Which is cheaper: Zoho or HubSpot?

Zoho usually wins the pricing argument once you look beyond the free plan. HubSpot gets attention because the free CRM is genuinely useful, but meaningful upgrades can become expensive quickly when you need deeper automation, reporting, or marketing features. Zoho One starts as a paid product, yet it often replaces several separate subscriptions at once. The real comparison is not entry price. It is total stack cost after six to twelve months of actual use.

Does Zoho replace HubSpot?

Sometimes. Zoho can replace HubSpot for businesses that care more about broad operational coverage than about having the slickest CRM experience.
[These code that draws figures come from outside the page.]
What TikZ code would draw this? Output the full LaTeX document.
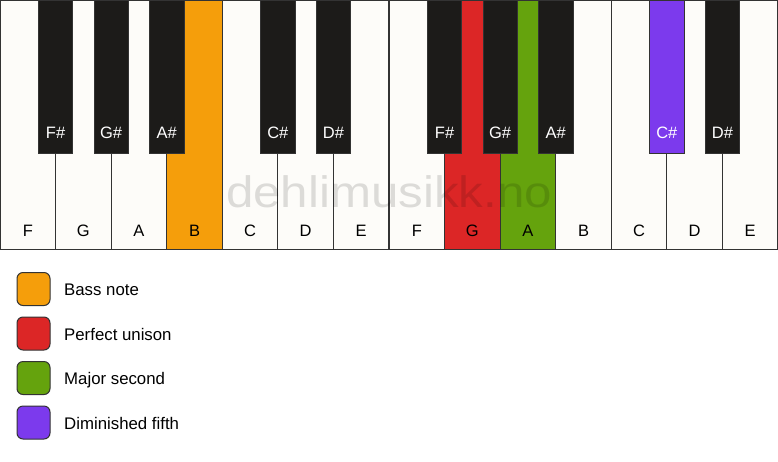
\documentclass[tikz,border=0pt]{standalone}
\usepackage{fontspec}
\setmainfont{Liberation Sans}
\definecolor{keywhite}{HTML}{FDFCF9}
\definecolor{keyblack}{HTML}{1C1B19}
\definecolor{keyline}{HTML}{333333}
\definecolor{bassnote}{HTML}{F59E0B}
\definecolor{unison}{HTML}{DC2626}
\definecolor{second}{HTML}{65A30D}
\definecolor{fifth}{HTML}{7C3AED}

\begin{document}
\begin{tikzpicture}[x=1pt,y=-1pt,
    white key/.style={draw=keyline,line width=1.2pt},
    black key/.style={draw=keyline,line width=0.8pt},
    key label/.style={font=\fontsize{16.5}{16.5}\selectfont,anchor=base,inner sep=0pt},
    swatch/.style={draw=keyline,line width=1pt,rounded corners=6pt,
        minimum size=33pt,inner sep=0pt},
    legend text/.style={font=\fontsize{16.8}{16.8}\selectfont,anchor=base west,
        inner sep=0pt}]
    \useasboundingbox (0,0) rectangle (778,461);
    \fill[white] (0,0) rectangle (778,461);

    % white keys
    \foreach \n/\c [count=\i from 0] in {F/keywhite,G/keywhite,A/keywhite,
        B/bassnote,C/keywhite,D/keywhite,E/keywhite,F/keywhite,G/unison,
        A/second,B/keywhite,C/keywhite,D/keywhite,E/keywhite}
    {
        \draw[white key,fill=\c] (\i*55.57,0) rectangle ++(55.57,249.5);
        \node[key label] (w\i) at (\i*55.57+27.8,236) {\n};
    }

    \node[text=black,text opacity=0.13,font=\fontsize{44}{44}\selectfont,
        anchor=base,inner sep=0pt,xscale=1.12] (mark) at (389,207)
        {dehlimusikk.no};

    % black keys
    \foreach \b/\n/\c/\t in {1/F\#/keyblack/white,2/G\#/keyblack/white,
        3/A\#/keyblack/white,5/C\#/keyblack/white,6/D\#/keyblack/white,
        8/F\#/keyblack/white,9/G\#/keyblack/white,10/A\#/keyblack/white,
        12/C\#/fifth/white,13/D\#/keyblack/white}
    {
        \draw[black key,fill=\c] (\b*55.57-17.2,0) rectangle ++(34.4,153);
        \node[key label,text=\t] (k\b) at (\b*55.57,138.7) {\n};
    }

    \draw[keyline,line width=1.5pt] (0,0) rectangle (778,249.5);

    % legend
    \foreach \c/\t [count=\i from 0] in {bassnote/Bass note,
        unison/Perfect unison,second/Major second,fifth/Diminished fifth}
    {
        \node[swatch,fill=\c] (s\i) at (33.5,289+\i*44.5) {};
        \node[legend text] (l\i) at (64,295.7+\i*44.5) {\t};
    }
\end{tikzpicture}
\end{document}
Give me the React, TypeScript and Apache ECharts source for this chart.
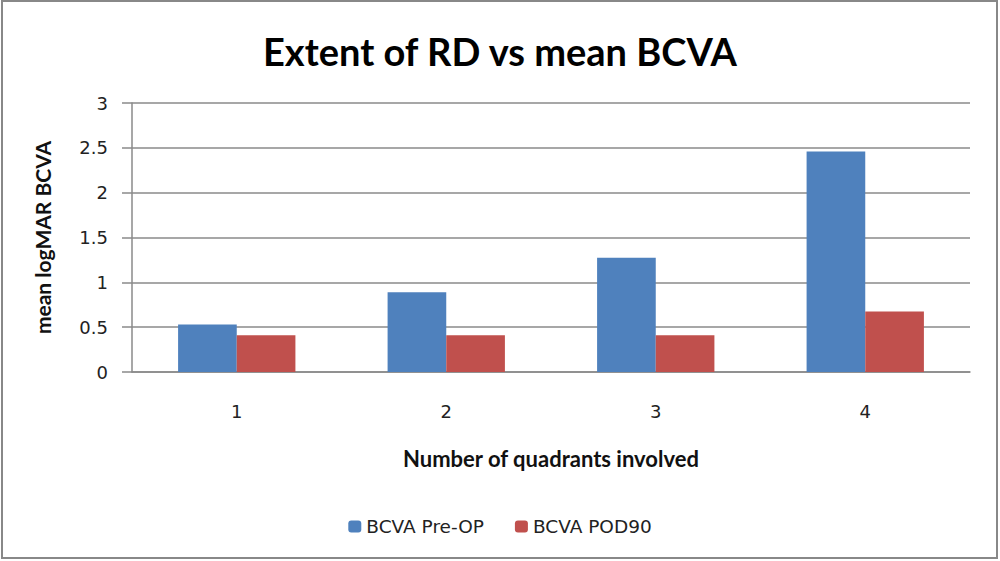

If your team needs CRM, invoicing, project management, email, forms, and internal workflow tools under one vendor, Zoho can absolutely be the more rational stack. But businesses that live or die on fast CRM adoption, inbound capture, and polished marketing workflows often prefer HubSpot because it feels cleaner and requires less compromise inside the core sales process.
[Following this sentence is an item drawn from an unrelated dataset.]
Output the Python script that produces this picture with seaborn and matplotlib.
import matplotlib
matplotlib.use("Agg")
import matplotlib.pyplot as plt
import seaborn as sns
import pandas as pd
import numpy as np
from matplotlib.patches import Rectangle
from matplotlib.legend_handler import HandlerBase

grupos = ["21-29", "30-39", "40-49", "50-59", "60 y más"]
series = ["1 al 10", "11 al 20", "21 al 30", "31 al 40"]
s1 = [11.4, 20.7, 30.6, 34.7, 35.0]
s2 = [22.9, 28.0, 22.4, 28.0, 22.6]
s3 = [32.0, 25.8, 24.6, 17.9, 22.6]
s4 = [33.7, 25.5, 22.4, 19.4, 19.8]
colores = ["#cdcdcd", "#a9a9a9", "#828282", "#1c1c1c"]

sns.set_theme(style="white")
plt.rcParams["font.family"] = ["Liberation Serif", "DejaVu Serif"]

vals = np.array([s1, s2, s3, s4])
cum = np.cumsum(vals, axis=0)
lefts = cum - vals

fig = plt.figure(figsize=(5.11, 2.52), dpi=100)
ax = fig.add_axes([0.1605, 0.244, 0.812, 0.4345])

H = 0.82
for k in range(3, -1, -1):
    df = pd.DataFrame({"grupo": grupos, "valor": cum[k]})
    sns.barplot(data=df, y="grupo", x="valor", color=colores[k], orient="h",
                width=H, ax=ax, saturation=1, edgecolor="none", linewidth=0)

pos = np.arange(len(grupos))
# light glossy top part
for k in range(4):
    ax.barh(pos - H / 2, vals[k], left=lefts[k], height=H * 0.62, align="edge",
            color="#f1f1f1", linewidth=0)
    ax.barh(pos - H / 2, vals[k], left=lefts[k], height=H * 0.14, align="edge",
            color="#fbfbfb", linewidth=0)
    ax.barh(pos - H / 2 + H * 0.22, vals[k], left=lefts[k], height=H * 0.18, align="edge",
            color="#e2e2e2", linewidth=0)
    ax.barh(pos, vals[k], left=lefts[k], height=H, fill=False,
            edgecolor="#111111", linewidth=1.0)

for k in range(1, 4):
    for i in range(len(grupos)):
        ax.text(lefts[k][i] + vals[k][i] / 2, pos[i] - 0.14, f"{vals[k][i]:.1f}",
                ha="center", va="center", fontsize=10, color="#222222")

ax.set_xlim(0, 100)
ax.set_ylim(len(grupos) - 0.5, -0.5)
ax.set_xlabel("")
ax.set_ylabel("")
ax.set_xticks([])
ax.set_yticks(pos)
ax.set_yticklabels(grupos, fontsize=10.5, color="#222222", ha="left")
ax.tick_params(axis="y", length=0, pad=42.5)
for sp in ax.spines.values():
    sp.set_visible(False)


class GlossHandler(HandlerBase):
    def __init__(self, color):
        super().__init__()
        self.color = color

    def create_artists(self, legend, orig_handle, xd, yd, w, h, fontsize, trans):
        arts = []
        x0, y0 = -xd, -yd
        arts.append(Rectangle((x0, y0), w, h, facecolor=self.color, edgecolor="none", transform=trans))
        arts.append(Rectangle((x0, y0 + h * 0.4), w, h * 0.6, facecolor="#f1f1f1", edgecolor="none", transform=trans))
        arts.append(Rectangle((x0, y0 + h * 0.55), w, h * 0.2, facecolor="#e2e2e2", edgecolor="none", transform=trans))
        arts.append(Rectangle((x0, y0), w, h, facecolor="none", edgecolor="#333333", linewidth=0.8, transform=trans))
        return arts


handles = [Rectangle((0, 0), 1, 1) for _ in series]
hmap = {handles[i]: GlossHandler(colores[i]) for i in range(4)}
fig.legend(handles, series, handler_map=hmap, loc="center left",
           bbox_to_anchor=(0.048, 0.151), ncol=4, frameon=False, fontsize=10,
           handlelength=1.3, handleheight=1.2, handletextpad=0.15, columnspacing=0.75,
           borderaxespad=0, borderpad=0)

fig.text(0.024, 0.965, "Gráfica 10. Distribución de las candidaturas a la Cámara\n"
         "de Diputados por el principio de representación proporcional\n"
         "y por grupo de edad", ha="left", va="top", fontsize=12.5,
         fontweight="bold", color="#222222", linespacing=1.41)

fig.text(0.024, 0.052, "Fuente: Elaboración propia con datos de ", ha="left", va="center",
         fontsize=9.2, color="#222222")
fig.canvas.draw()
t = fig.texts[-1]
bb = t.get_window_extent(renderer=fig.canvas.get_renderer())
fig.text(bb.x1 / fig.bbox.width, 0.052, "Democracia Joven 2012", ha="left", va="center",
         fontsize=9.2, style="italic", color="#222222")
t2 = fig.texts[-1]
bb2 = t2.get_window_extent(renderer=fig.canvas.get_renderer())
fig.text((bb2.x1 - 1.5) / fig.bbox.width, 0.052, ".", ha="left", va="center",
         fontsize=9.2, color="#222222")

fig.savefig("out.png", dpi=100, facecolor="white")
Is HubSpot easier to use than Zoho?

For most small teams, yes. HubSpot is easier to learn because the interface is more consistent, the onboarding is more guided, and the CRM experience is opinionated in a good way. Zoho gives you a lot more breadth, but that breadth comes with more navigation, more configuration, and more places for the team to get lost. If daily adoption matters more than suite depth, ease of use becomes a real deciding factor.

Who should avoid Zoho or HubSpot?

A solo operator with a tiny lead volume may not need either platform yet and can keep the process lighter for a while. At the other extreme, a large enterprise with complex territory rules, custom objects, and heavy governance may eventually end up comparing Salesforce instead. The red flag is paying for broad platform ambition before you have a repeatable process that actually justifies it.